Which is not at all to dismiss my education! I’m still a firm believer in hard work paying off, and I’m grateful for what I’ve had so far. It’s just that I’ve never had access to such incredible resources and contacts before, and I feel like I flourished!

Not only that, but I’m now part of this incredible international community of peers and educators. Lita always emphasized the importance of that, having a community of like-minded colleagues. I live worlds away from most of the people I met and befriended on this course, but I know that we will remain good friends. Who knows, we may even be workmates one day. A girl can dream!

Lita and Steve (the Co-Chairs of SVA MFA Design) gave a presentation together in the first week to Sapienza University design students. The presentation looked solely at SVA’s Masters program. I had heard about it, but I didn’t know just how enriching that education program was. The MFA is pitched as “Designer as Entrepreneur”, so graduates are taught not just to be designers, but to be writers, business people, artists, orators, directors, communicators, revolutionaries… I was so inspired, sitting there listening to them, and that was just the course outline!

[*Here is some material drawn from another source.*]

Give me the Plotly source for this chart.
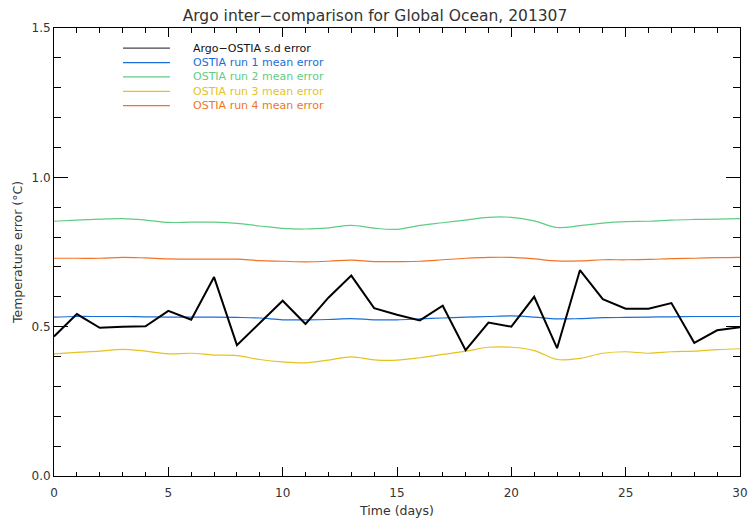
import plotly.graph_objects as go

days = list(range(31))

argo_sd = [0.467, 0.542, 0.496, 0.500, 0.501, 0.553, 0.523, 0.666, 0.438, 0.512,
           0.587, 0.509, 0.597, 0.671, 0.562, 0.540, 0.521, 0.570, 0.421, 0.514,
           0.500, 0.600, 0.428, 0.689, 0.592, 0.560, 0.560, 0.579, 0.446, 0.488, 0.498]

run1 = [0.532, 0.534, 0.534, 0.534, 0.533, 0.532, 0.532, 0.532, 0.531, 0.529,
        0.523, 0.523, 0.524, 0.527, 0.523, 0.523, 0.526, 0.529, 0.532, 0.534,
        0.536, 0.532, 0.526, 0.527, 0.530, 0.531, 0.532, 0.533, 0.534, 0.534, 0.534]

run2 = [0.853, 0.857, 0.860, 0.862, 0.857, 0.849, 0.850, 0.850, 0.846, 0.837,
        0.829, 0.827, 0.831, 0.839, 0.830, 0.826, 0.839, 0.848, 0.857, 0.866,
        0.866, 0.854, 0.832, 0.838, 0.847, 0.852, 0.853, 0.857, 0.859, 0.860, 0.862]

run3 = [0.409, 0.414, 0.418, 0.424, 0.418, 0.409, 0.411, 0.405, 0.403, 0.390,
        0.382, 0.379, 0.388, 0.399, 0.389, 0.388, 0.396, 0.407, 0.418, 0.431,
        0.431, 0.420, 0.390, 0.394, 0.411, 0.416, 0.411, 0.416, 0.418, 0.423, 0.426]

run4 = [0.729, 0.729, 0.729, 0.732, 0.730, 0.727, 0.726, 0.726, 0.726, 0.721,
        0.719, 0.717, 0.719, 0.723, 0.718, 0.718, 0.719, 0.724, 0.729, 0.732,
        0.732, 0.727, 0.720, 0.720, 0.724, 0.724, 0.725, 0.728, 0.729, 0.731, 0.732]

series_names = ["Argo\u2212OSTIA s.d error", "OSTIA run 1 mean error", "OSTIA run 2 mean error",
                "OSTIA run 3 mean error", "OSTIA run 4 mean error"]
series_values = [argo_sd, run1, run2, run3, run4]
series_colors = ["#000000", "#1a6ed8", "#5fcc85", "#e6c21e", "#f07424"]
series_widths = [2, 1.2, 1.2, 1.2, 1.2]
series_shapes = ["linear", "spline", "spline", "spline", "spline"]

title_text = "Argo inter\u2212comparison for Global Ocean, 201307"
x_title = "Time (days)"
y_title = "Temperature error (\u00b0C)"

font_family = "DejaVu Sans"
txt_color = "#333333"

fig = go.Figure()
# draw coloured runs first, black on top
order = [1, 2, 3, 4, 0]
for i in order:
    fig.add_trace(go.Scatter(
        x=days, y=series_values[i], mode="lines", name=series_names[i],
        line=dict(color=series_colors[i], width=series_widths[i], shape=series_shapes[i]),
        showlegend=False, hoverinfo="skip"))

# manual legend (compact spacing as in the reference)
leg_x0, leg_x1, leg_tx = 0.1006, 0.169, 0.201
leg_y0, leg_dy = 0.955, 0.0321
for k, (nm, col) in enumerate(zip(series_names, series_colors)):
    yy = leg_y0 - k * leg_dy
    fig.add_shape(type="line", xref="paper", yref="paper", x0=leg_x0, x1=leg_x1, y0=yy, y1=yy,
                  line=dict(color=col if k else "#444444", width=1.2))
    fig.add_annotation(xref="paper", yref="paper", x=leg_tx, y=yy, text=nm, showarrow=False,
                       xanchor="left", yanchor="middle", borderpad=0,
                       font=dict(family=font_family, size=11, color=col if k else "#111111"))

axis_common = dict(showline=True, linecolor="black", linewidth=1, mirror="ticks",
                   ticks="inside", tickcolor="black", showgrid=False, zeroline=False,
                   automargin=False,
                   tickfont=dict(family=font_family, size=12, color=txt_color))

fig.update_xaxes(range=[0, 30], dtick=5, tick0=0, ticklen=9, ticklabelstandoff=6,
                 minor=dict(ticks="inside", dtick=1, ticklen=4.5, tickcolor="black", showgrid=False),
                 title=dict(text=x_title, font=dict(family=font_family, size=12.5, color=txt_color), standoff=6),
                 **axis_common)
fig.update_yaxes(range=[0, 1.5], dtick=0.5, tick0=0, ticklen=14, tickformat=".1f",
                 minor=dict(ticks="inside", dtick=0.1, ticklen=7, tickcolor="black", showgrid=False),
                 title=dict(text=y_title, font=dict(family=font_family, size=12.5, color=txt_color), standoff=6),
                 **axis_common)

fig.update_layout(
    width=750, height=520,
    margin=dict(l=54, r=10, t=28, b=44),
    paper_bgcolor="white", plot_bgcolor="white",
    title=dict(text=title_text, x=0.5, xanchor="center", y=0.97, yanchor="middle",
               font=dict(family=font_family, size=15.5, color=txt_color)),
    showlegend=False,
)

fig.write_html("out.html")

I had one lecturer at university that liked to talk rhetoric and would try to excite people about aspiring to great heights. For the most part though, the rest were just prepping us to be mac-jockeys. At SVA, the focus always seems primarily on ideas. What good ideas have you got? What ideas can we work on together? Where can these ideas take you? How will these ideas help people?

We’d talk altogether in class about our project proposals, and Steve, Lita and Louise would all ask people “but where is the surprise in that idea?”. I’d never even considered that. Of course there should be a surprise! Of course design should be wonderfully unexpected.

When asking James about layout ideas, he without hesitation directed me to pursue the most unconventional look. Of course it should challenge! Of course there should be tension and delight at play in the page.

I’m usually pretty good (or bad, depending on how you look at it) at romanticizing notions, and getting overly sentimental or passionate about things. I feel like I should have been able to arrive at the “design can be anything you make it” conclusion a long time ago. Actually, I think I did, but I just had trouble realizing it. The huge variety and high quality of work produced by my peers at this SVA workshop made me really see that. We had only two weeks. As Tim said, deadlines force creativity. In our individual pressure-cookers, we all managed to serve up some pretty impressive work. Everything from apps to charity campaigns to fonts.

Design can be anything, and designers can do anything! Well, maybe not brain surgery, but I’m sure there’s a designer out there who somehow (either through graphic design, product design, communication, etc.) managed to make brain surgery easier…

I loved my two weeks learning typography and graphic design with my design heroes in Rome. I feel more inspired than ever before. I so hope that somewhere in my future our paths cross again, because I’m sure it could only be even more enriching. I’d wholeheartedly encourage anyone in a related field to pursue something like this, because it really does change your life.